Los clásicos viven con nosotros - Alfa y Omega

Los clásicos viven con nosotros

Javier Alonso Sandoica

Fernando Savater publicó, en este año que se nos va, un libro sobre los lugares y los escritores que allí nacieron. Se llama justamente así: Las ciudades y los escritores, editado por Debate. El capítulo de Dante finaliza con una entrevista a Vargas Llosa, en la que ambos rinden pleitesía a La Divina Comedia, robándose los turnos de entrevistador y entrevistado. Al final, es el peruano quién realiza un inquietante razonamiento:

«Una pregunta muy interesante, sobre todo relacionada con la Comedia, es: ¿puede un escéptico, un agnóstico, un ateo, gozar profundamente de un libro que está montado tan visceralmente sobre la fe? ¿O algo pierde un lector como tú o como yo?».

Y un Savater confundido por un final de entrevista tan poco ortodoxo, le suelta: «¡Qué bella reflexión! Gracias, Mario».

¡Y ahí se queda la cosa! Como si, en vez de un punto de arranque de charla, y casi de tesis doctoral, le hubiera soltado un final de frase redondo.

Como Dante es un clásico que vive en la puerta de al lado -es decir, es imposible entender el desarrollo de nuestra cultura occidental sin su contribución-, me fui a la biografía que el converso Papini realizara del florentino. Allí dejó escrito que, para entender plenamente al Dante, es necesario (no sin sorna) «ser católico, artista y florentino»; y añade: «…un católico, es decir, alguien que sienta todavía verdadero y vivo lo que Dante sentía y creía».
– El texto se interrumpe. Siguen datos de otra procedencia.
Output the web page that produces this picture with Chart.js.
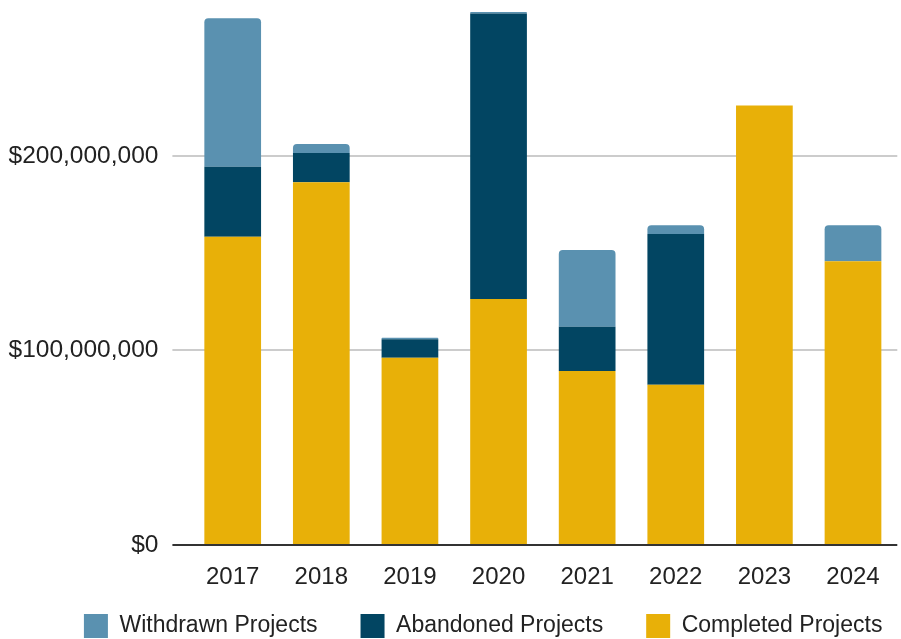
<!DOCTYPE html>
<html>
<head>
<meta charset="utf-8">
<script src="https://cdn.jsdelivr.net/npm/chart.js@4"></script>
<style>
  html, body { margin: 0; padding: 0; background: #ffffff; }
  #wrap { width: 901px; height: 639px; position: relative; }
</style>
</head>
<body>
<div id="wrap"><canvas id="projectsChart"></canvas></div>
<script>
// Project dollars by year, split by outcome.
const years = ['2017', '2018', '2019', '2020', '2021', '2022', '2023', '2024'];

const completed = [158500000, 186500000, 96300000, 126500000, 89500000, 82400000, 225900000, 145900000];
const abandoned = [36000000, 15000000, 9500000, 146800000, 22700000, 77500000, 0, 0];
const withdrawn = [76300000, 4700000, 800000, 700000, 39500000, 4500000, 0, 18500000];

const yTicks = [0, 100000000, 200000000];

const textColor = '#222222';
const fontFamily = "'Liberation Sans', Arial, sans-serif";

// The legend is centred under the bars rather than the whole canvas,
// and tucked up closer to the year labels (bottom edge stays put so
// the legend's clip box still reaches the canvas bottom).
const legendOffset = { x: 34.5, y: -20 };
const legendShift = {
  id: 'legendShift',
  afterLayout(chart) {
    const lg = chart.legend;
    lg.left += legendOffset.x;
    lg.right += legendOffset.x;
    lg.top += legendOffset.y;
  }
};

const ctx = document.getElementById('projectsChart').getContext('2d');

new Chart(ctx, {
  type: 'bar',
  data: {
    labels: years,
    datasets: [
      // stacked bottom-up: completed, abandoned, withdrawn
      {
        label: 'Completed Projects',
        data: completed,
        backgroundColor: '#e8b008',
        borderWidth: 0
      },
      {
        label: 'Abandoned Projects',
        data: abandoned,
        backgroundColor: '#024562',
        borderWidth: 0
      },
      {
        label: 'Withdrawn Projects',
        data: withdrawn,
        backgroundColor: '#5a91b0',
        borderWidth: 0,
        borderRadius: { topLeft: 4, topRight: 4, bottomLeft: 0, bottomRight: 0 }
      }
    ]
  },
  plugins: [legendShift],
  options: {
    responsive: true,
    maintainAspectRatio: false,
    animation: false,
    datasets: {
      bar: { categoryPercentage: 1, barPercentage: 0.64 }
    },
    layout: {
      padding: { top: 0, left: 0, right: 3.7, bottom: 0 }
    },
    plugins: {
      tooltip: { enabled: false },
      legend: {
        position: 'bottom',
        reverse: true,          // legend reads top of stack first
        maxHeight: 48,
        labels: {
          boxWidth: 24,
          boxHeight: 24,
          padding: 43,
          color: textColor,
          font: { family: fontFamily, size: 23 }
        }
      }
    },
    scales: {
      x: {
        stacked: true,
        grid: { display: false },
        border: { display: false },
        ticks: {
          color: textColor,
          padding: 10,
          font: { family: fontFamily, size: 24 }
        },
        afterFit: function(scale) {
          scale.height = 46;
          scale.paddingLeft = 0;
          scale.paddingRight = 0;
        }
      },
      y: {
        stacked: true,
        min: 0,
        max: 280200000,
        border: { display: false },
        grid: {
          drawTicks: true,
          tickLength: 16,
          color: c => (c.tick && c.tick.value === 0 ? '#333333' : '#cccccc'),
          lineWidth: 2
        },
        ticks: {
          stepSize: 100000000,
          padding: 14,
          color: textColor,
          font: { family: fontFamily, size: 24.5 },
          callback: v => '$' + Number(v).toLocaleString('en-US')
        },
        // keep only the labelled steps, not the cut-off top value
        afterBuildTicks: function(scale) {
          scale.ticks = yTicks.map(v => ({ value: v }));
        },
        afterFit: function(scale) {
          scale.width = 188.4;
          scale.paddingTop = 0;
          scale.paddingBottom = 0;
        }
      }
    }
  }
});
</script>
</body>
</html>
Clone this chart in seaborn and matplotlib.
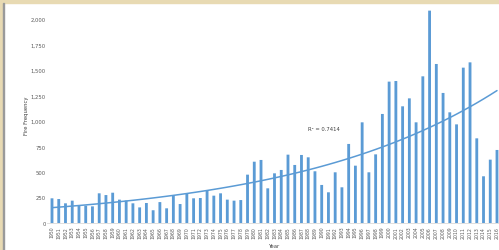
import numpy as np
import pandas as pd
import matplotlib
matplotlib.use("Agg")
import matplotlib.pyplot as plt
import seaborn as sns
from matplotlib.patches import Rectangle

# fire counts per year
years = list(range(1950, 2017))
fires = [242, 235, 193, 219, 170, 170, 163, 291, 274, 297,
         229, 220, 193, 153, 196, 125, 205, 144, 268, 186,
         291, 242, 245, 317, 268, 291, 229, 219, 225, 474,
         601, 618, 340, 487, 520, 670, 569, 667, 644, 507,
         373, 301, 497, 350, 775, 562, 987, 497, 673, 1069,
         1386, 1392, 1144, 1222, 987, 1438, 2082, 1559, 1275, 1085,
         967, 1523, 1575, 830, 458, 621, 716]
y_ticks = [0, 250, 500, 750, 1000, 1250, 1500, 1750, 2000]
r2_label = "R² = 0.7414"

df = pd.DataFrame({"Year": [str(y) for y in years], "Fires": fires})

sns.set_style("white")
plt.rcParams['font.family'] = ['DejaVu Sans']

fig = plt.figure(figsize=(4.99, 2.51), dpi=100)
W, H = 499.0, 251.0

# frame around the screenshot
fig.patches.append(Rectangle((0, 1 - 4 / H), 1, 4 / H, transform=fig.transFigure,
                             color='#e8dab3', zorder=0))
fig.patches.append(Rectangle((0, 0), 3 / W, 1, transform=fig.transFigure,
                             color='#e8dab3', zorder=0))
fig.patches.append(Rectangle((3 / W, 0), 1.2 / W, 1 - 4 / H, transform=fig.transFigure,
                             color='#9a9a9a', zorder=0))

# axes placed so bar 0 sits at 52px and bar 66 at 497px
step = 445 / 66
x0, x1 = -0.7, 66.7
left = (52 + x0 * step) / W
width = (x1 - x0) * step / W
ymax = 2130
bottom = 27 / H
height = (ymax / 2000) * 204 / H
ax = fig.add_axes([left, bottom, width, height])

sns.barplot(data=df, x="Year", y="Fires", color='#5b9bd5', width=0.42,
            saturation=1, linewidth=0, ax=ax)
for p in ax.patches:
    p.set_snap(False)

# exponential trend line
pos = np.arange(len(years))
b, a = np.polyfit(pos, np.log(fires), 1)
ax.plot(pos, np.exp(a + b * pos), color='#5b9bd5', lw=1.1)
ax.text(40.3, 915, r2_label, fontsize=3.8, color='#404040', ha='center')

ax.set_xlim(x0, x1)
ax.set_ylim(0, ymax)
ax.set_yticks(y_ticks)
ax.set_yticklabels([f"{v:,}" for v in y_ticks], fontsize=3.8, color='#595959')
ax.tick_params(axis='x', labelrotation=90, labelsize=3.3, colors='#595959',
               length=0, pad=2)
ax.tick_params(axis='y', length=0, pad=1)
ax.set_xlabel("Year", fontsize=3.8, color='#404040', labelpad=3.5)
ax.set_ylabel("Fire Frequency", fontsize=3.8, color='#404040', labelpad=1)
for s in ['top', 'right', 'left']:
    ax.spines[s].set_visible(False)
ax.spines['bottom'].set_color('#d9d9d9')
ax.spines['bottom'].set_linewidth(0.6)
ax.set_facecolor('none')

fig.savefig("out.png", dpi=100)
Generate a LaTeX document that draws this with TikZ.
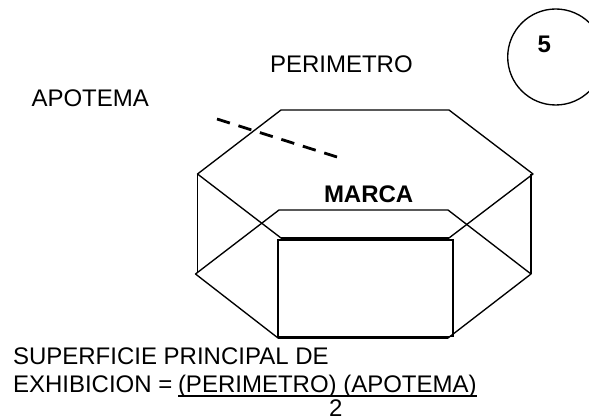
\documentclass[tikz,border=0pt]{standalone}
\usepackage{fontspec}
\setmainfont{Liberation Sans}
\tikzset{
  lbl/.style={anchor=base west,inner sep=0pt,outer sep=0pt,font=\fontsize{24}{28}\selectfont},
  lblb/.style={lbl,font=\fontsize{24}{28}\selectfont\bfseries},
  edge/.style={draw=black,line width=1.35pt,line join=round},
  heavy/.style={draw=black,line width=1.8pt,line join=miter},
  dashline/.style={draw=black,line width=2.8pt,dash pattern=on 13.5pt off 9pt},
  rulebar/.style={draw=black,line width=1.6pt}
}
\begin{document}
\begin{tikzpicture}[x=1pt,y=-1pt]
\useasboundingbox (0,0) rectangle (589,419);
\clip (0,0) rectangle (589,419);
% top hexagon
\coordinate (t1) at (281,110);
\coordinate (t2) at (449,110);
\coordinate (t3) at (533,174);
\coordinate (t4) at (449,238);
\coordinate (t5) at (281,238);
\coordinate (t6) at (197.5,174);
% lower hexagon
\coordinate (b1) at (279,210);
\coordinate (b2) at (448,210);
\coordinate (b3) at (531,274);
\coordinate (b4) at (448,338);
\coordinate (b5) at (278,338);
\coordinate (b6) at (195.5,274);
\coordinate (vr) at (531,174);
\coordinate (vl) at (197.5,273);
\draw[edge] (t1) -- (t2) -- (t3) -- (t4) -- (t5) -- (t6) -- cycle;
\draw[edge] (b1) -- (b2) -- (b3) -- (b4) -- (b5) -- (b6) -- cycle;
\draw[edge] (t6) -- (vl);
\draw[edge] (vr) -- (b3);
\draw[heavy] (277.7,240) rectangle (453.3,336.5);
\draw[heavy] (t4) -- (t5);
\draw[heavy] (b4) -- (b5);
% apothem
\coordinate (a1) at (217,119);
\coordinate (a2) at (337,157);
\draw[dashline] (a1) -- (a2);
% circle
\node[draw=black,line width=1.35pt,circle,minimum size=96pt,inner sep=0pt] (c) at (555.7,57) {};
\node[lblb] (five) at (537.5,53) {5};
\node[lbl] (per) at (270,73) {PERIMETRO};
\node[lbl] (apo) at (31.5,106.5) {APOTEMA};
\node[lblb] (mar) at (324,203) {MARCA};
\node[lbl] (sup) at (13,365) {SUPERFICIE PRINCIPAL DE};
\node[lbl] (exh) at (13,392) {EXHIBICION =};
\node[lbl] (frac) at (178,392) {(PERIMETRO) (APOTEMA)};
\coordinate (u1) at (178,396);
\coordinate (u2) at (frac.east |- u1);
\draw[rulebar] (u1) -- (u2);
\node[lbl] (two) at (329,417) {2};
\end{tikzpicture}
\end{document}
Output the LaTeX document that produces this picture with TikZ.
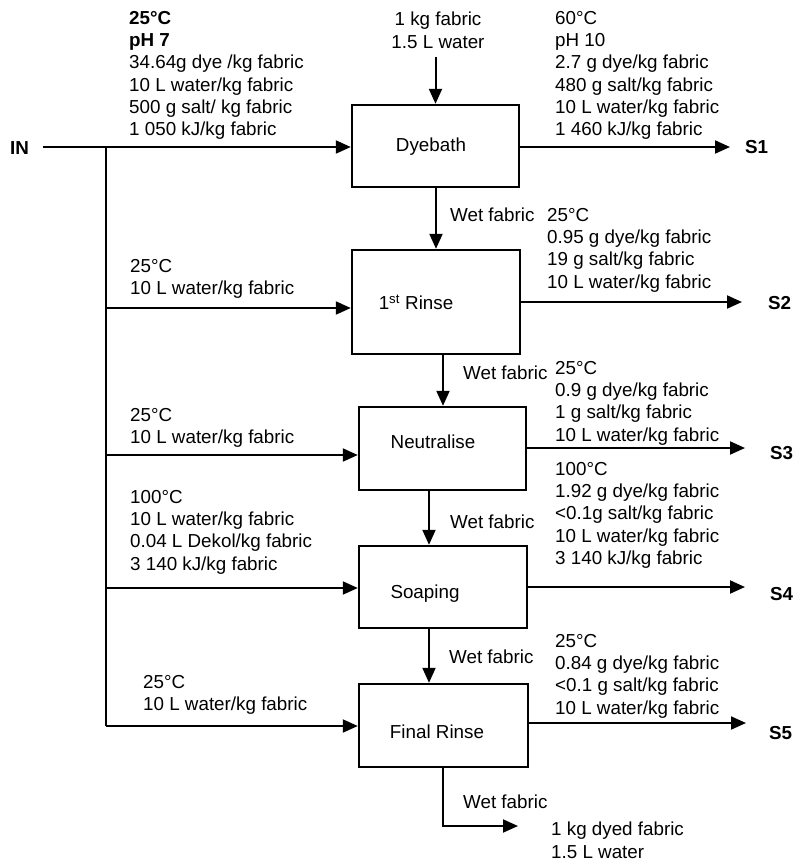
\documentclass[tikz,border=0pt]{standalone}
\usepackage{fontspec}
\setmainfont{Liberation Sans}
\usetikzlibrary{arrows.meta}
\begin{document}
\begin{tikzpicture}[x=1pt,y=-1pt,
  every node/.style={font=\fontsize{18.8}{22.3}\selectfont, inner sep=0pt},
  procbox/.style={draw, line width=2.4pt},
  arr/.style={line width=2pt, -{Triangle[length=15pt,width=13pt]}},
  bus/.style={line width=2.8pt},
  txt/.style={anchor=north west, align=left},
  lbl/.style={anchor=west},
  strm/.style={anchor=west, font=\fontsize{18.8}{22.3}\selectfont\bfseries}]
\useasboundingbox (0,0) rectangle (795,863);

% process boxes
\node[procbox, minimum width=167pt, minimum height=82pt,
  label={[xshift=-4.5pt,yshift=-1pt]center:Dyebath}] (dye) at (435.5,146) {};
\node[procbox, minimum width=168pt, minimum height=104pt,
  label={[xshift=-20pt]center:1\textsuperscript{st} Rinse}] (rinse) at (436,302) {};
\node[procbox, minimum width=167pt, minimum height=83pt,
  label={[xshift=-9.5pt,yshift=7pt]center:Neutralise}] (neut) at (442.5,448.5) {};
\node[procbox, minimum width=168pt, minimum height=82pt,
  label={[xshift=-18pt,yshift=-7pt]center:Soaping}] (soap) at (443,587) {};
\node[procbox, minimum width=169pt, minimum height=83pt,
  label={[xshift=-6.5pt,yshift=-6.5pt]center:Final Rinse}] (final) at (443.5,725.5) {};

% feed
\node[align=center, anchor=north] (feed) at (438,12) {1 kg fabric\\1.5 L water};
\draw[arr] ([yshift=-8pt]feed.south -| dye.north) -- (dye.north);

% wet fabric transfers
\draw[arr] ([xshift=0.5pt]dye.south) -- (rinse.north);
\draw[arr] ([xshift=7pt]rinse.south) -- ([xshift=0.5pt]neut.north);
\draw[arr] ([xshift=-13.5pt]neut.south) -- ([xshift=-14pt]soap.north);
\draw[arr] ([xshift=-14pt]soap.south) -- ([xshift=-14.5pt]final.north);
\coordinate (outend) at (518,826);
\draw[arr] ([xshift=-0.5pt]final.south) |- (outend);

\node[lbl] (w1) at (450,215) {Wet fabric};
\node[lbl] (w2) at (463,373) {Wet fabric};
\node[lbl] (w3) at (450,522) {Wet fabric};
\node[lbl] (w4) at (449,657) {Wet fabric};
\node[lbl] (w5) at (463,802) {Wet fabric};

% inlet and bus
\node[strm] (in) at (10,148) {IN};
\coordinate (inStart) at (43,147);
\draw[arr] (inStart) -- (inStart -| dye.west);
\coordinate (busTop) at (106,147);
\coordinate (busBot) at (106,726);
\draw[bus] (busTop) -- (busBot);
\coordinate (b2) at (106,308);
\coordinate (b3) at (106,455);
\coordinate (b4) at (106,588);
\draw[arr] (b2) -- (b2 -| rinse.west);
\draw[arr] (b3) -- (b3 -| neut.west);
\draw[arr] (b4) -- (b4 -| soap.west);
\draw[arr] (busBot) -- (busBot -| final.west);

% outlet streams
\node[strm] (s1) at (745,147) {S1};
\node[strm] (s2) at (768,303) {S2};
\node[strm] (s3) at (770,453) {S3};
\node[strm] (s4) at (770,594) {S4};
\node[strm] (s5) at (769,733) {S5};
\coordinate (e1) at (730,147);
\coordinate (e2) at (742,302);
\coordinate (e3) at (745,448);
\coordinate (e4) at (745,587);
\coordinate (e5) at (746,723);
\draw[arr] (e1 -| dye.east) -- (e1);
\draw[arr] (e2 -| rinse.east) -- (e2);
\draw[arr] (e3 -| neut.east) -- (e3);
\draw[arr] (e4 -| soap.east) -- (e4);
\draw[arr] (e5 -| final.east) -- (e5);

% stream data
\node[txt] (lb1) at (129,11) {{\bfseries 25°C}\\{\bfseries pH 7}\\34.64g dye /kg fabric\\10 L water/kg fabric\\500 g salt/ kg fabric\\1 050 kJ/kg fabric};
\node[txt] (rb1) at (555,11) {60°C\\pH 10\\2.7 g dye/kg fabric\\480 g salt/kg fabric\\10 L water/kg fabric\\1 460 kJ/kg fabric};
\node[txt] (lb2) at (130,259) {25°C\\10 L water/kg fabric};
\node[txt] (rb2) at (547,208) {25°C\\0.95 g dye/kg fabric\\19 g salt/kg fabric\\10 L water/kg fabric};
\node[txt] (lb3) at (130,408) {25°C\\10 L water/kg fabric};
\node[txt] (rb3) at (555,361) {25°C\\0.9 g dye/kg fabric\\1 g salt/kg fabric\\10 L water/kg fabric};
\node[txt] (lb4) at (130,490) {100°C\\10 L water/kg fabric\\0.04 L Dekol/kg fabric\\3 140 kJ/kg fabric};
\node[txt] (rb4) at (555,462) {100°C\\1.92 g dye/kg fabric\\<0.1g salt/kg fabric\\10 L water/kg fabric\\3 140 kJ/kg fabric};
\node[txt] (lb5) at (143,675) {25°C\\10 L water/kg fabric};
\node[txt] (rb5) at (555,634) {25°C\\0.84 g dye/kg fabric\\<0.1 g salt/kg fabric\\10 L water/kg fabric};
\node[txt] (prod) at (551,822) {1 kg dyed fabric\\1.5 L water};
\end{tikzpicture}
\end{document}
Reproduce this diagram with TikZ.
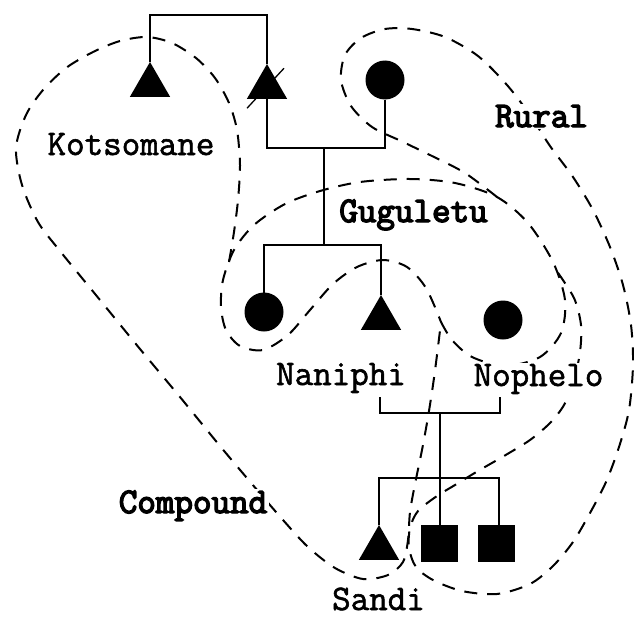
\documentclass[tikz,border=0pt]{standalone}
\usepackage{fontspec}
\usetikzlibrary{shapes.geometric}
\newfontfamily\namefont[FakeBold=1.6]{Latin Modern Mono}
\newfontfamily\placefont[FakeBold=4]{Latin Modern Mono}

\begin{document}
\begin{tikzpicture}[x=1pt,y=-1pt,
  kin/.style={line width=2pt},
  area/.style={line width=2pt, dash pattern=on 13pt off 10pt},
  male/.style={regular polygon, regular polygon sides=3, minimum size=46.5pt,
    inner sep=0pt, outer sep=0pt, fill=black},
  female/.style={circle, minimum size=39pt, inner sep=0pt, outer sep=0pt, fill=black},
  unsexed/.style={rectangle, minimum size=37pt, inner sep=0pt, outer sep=0pt, fill=black},
  personlabel/.style={font=\namefont\fontsize{36}{38}\selectfont, anchor=base,
    inner sep=1.5pt, fill=white},
  placelabel/.style={font=\placefont\fontsize{36}{38}\selectfont, anchor=base,
    inner sep=1.5pt, fill=white},
]
% page
\fill[white] (0,0) rectangle (634,618);
\useasboundingbox (0,0) rectangle (634,618);

% ---- residence boundaries ----
% Guguletu
\draw[area] plot[smooth] coordinates {(441,322) (452,340) (472,357) (505,366)
  (540,357) (561,333) (565,300) (553,262) (528,223) (497,197) (455,183)
  (410,179) (360,182) (320,191) (285,204) (254,225) (234,250) (223,280)
  (221,307) (226,330) (240,346) (263,350) (288,335) (310,310) (333,284)
  (357,267) (383,260) (407,267) (426,288) (441,322)};
% Kotsomane and the compound
\draw[area] plot[smooth] coordinates {(229,262) (234,232) (238,200) (240,165)
  (237,130) (229,103) (215,78) (196,58) (172,43) (147,37) (120,41) (93,52)
  (66,68) (43,90) (26,115) (16,148) (22,185) (38,222) (60,251) (100,300)
  (140,349) (180,397) (220,446) (252,484) (283,520) (308,547) (335,568)
  (363,579) (388,575) (403,562) (408,540) (410,512) (415,484) (422,450)
  (428,417) (433,385) (437,355) (441,322)};
% rural home
\draw[area] plot[smooth] coordinates {(497,197) (465,173) (432,156) (401,141)
  (372,127) (351,106) (341,80) (345,55) (361,38) (385,29) (412,29) (445,37)
  (478,56) (507,85) (530,115) (550,146) (573,177) (593,210) (610,247)
  (623,285) (631,325) (633,365) (629,410) (619,447) (606,482) (590,513)
  (573,542) (553,566) (530,584) (497,594) (462,591) (433,580) (416,567)
  (409,548) (410,528) (418,511) (437,496) (455,485) (478,471) (504,456)
  (530,440) (550,423) (564,405) (574,380) (580,352) (581,325) (574,298)
  (556,270)};

% ---- labels ----
\node[personlabel] (kots) at (131,155)   {Kotsomane};
\node[placelabel]  (rur)  at (541.5,127) {Rural};
\node[placelabel]  (gug)  at (413.5,222) {Guguletu};
\node[personlabel] (nan)  at (341,385)   {Naniphi};
\node[personlabel] (nop)  at (538.5,386) {Nophelo};
\node[placelabel]  (comp) at (193,513)   {Compound};
\node[personlabel, fill=none, inner sep=0pt] (san) at (378.5,610) {Sandi};

% ---- individuals ----
\node[male, anchor=north] (k1) at (150,62) {};
\node[male, anchor=north] (k2) at (267,64) {};
\node[female] (g0) at (385,80) {};
\node[female] (g1) at (264,312) {};
\node[male, anchor=north] (n1) at (381,295) {};
\node[female] (g2) at (503,320) {};
\node[male, anchor=north] (s0) at (379,525) {};
\node[unsexed] (q1) at (439.5,543.5) {};
\node[unsexed] (q2) at (496.5,543.5) {};

% deceased mark
\draw[line width=1.3pt] ([shift={(-20,21)}]k2.center) -- ([shift={(17,-19)}]k2.center);

% ---- kinship lines ----
\coordinate (sibA) at (209,15);
\coordinate (marA) at (324,148);
\coordinate (sibB) at (324,245);
\coordinate (husb) at (380,397);
\coordinate (wife) at (500,397);
\coordinate (marB) at (439.5,413);
\coordinate (sibC) at (439.5,478);

\draw[kin] (k1.north) |- (sibA) -| (k2.north);
\draw[kin] (k2.south) |- (marA) -| (g0.south);
\draw[kin] (marA) -- (sibB);
\draw[kin] (g1.north) |- (sibB) -| (n1.north);
\draw[kin] (husb) |- (marB) -| (wife);
\draw[kin] (marB) -- (sibC);
\draw[kin] (s0.north) |- (sibC) -| ([xshift=2pt]q2.north);
\draw[kin] (sibC) -- (q1.north);
\end{tikzpicture}
\end{document}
Le entiendo muy bien. El oficio redentor de Beatriz, la fidelidad de la persona que ama incondicionalmente, la responsabilidad sobrenatural de las acciones..: todo ello es el juego de colores de la paleta del florentino. A los ojos posmodernísimos del siglo XXI que se plantan, por ejemplo, ante el Guzmán de Alfarache, del sevillano Mateo Alemán (quizá la mejor obra de literatura picaresca del Renacimiento español, junto al Lazarillo), les costará trabajo entender las andanzas de un pícaro que tiene la misma profundidad e introspección del san Agustín de las Confesiones. Como dice el poeta y catedrático de literatura José María Micó, el Guzmán «es un viaje vital y moral, con las perspectivas del pecador y del contrito, del desenfreno y la reflexión». Guzmán quiere hacer el bien, como dice san Pablo, y le sale el envés: «Determinábame a ser bueno y cansábame a dos pasos». Y, al final de sus días, un anciano casi cuarentón (¡cómo cambian las cosas!), se arrepiente de sus pecados y hace recuento de lo vivido. Los autores de las grandes obras clásicas deberían seguir acompañándonos, para saber más de nuestra alma y no llevarla tan distraída.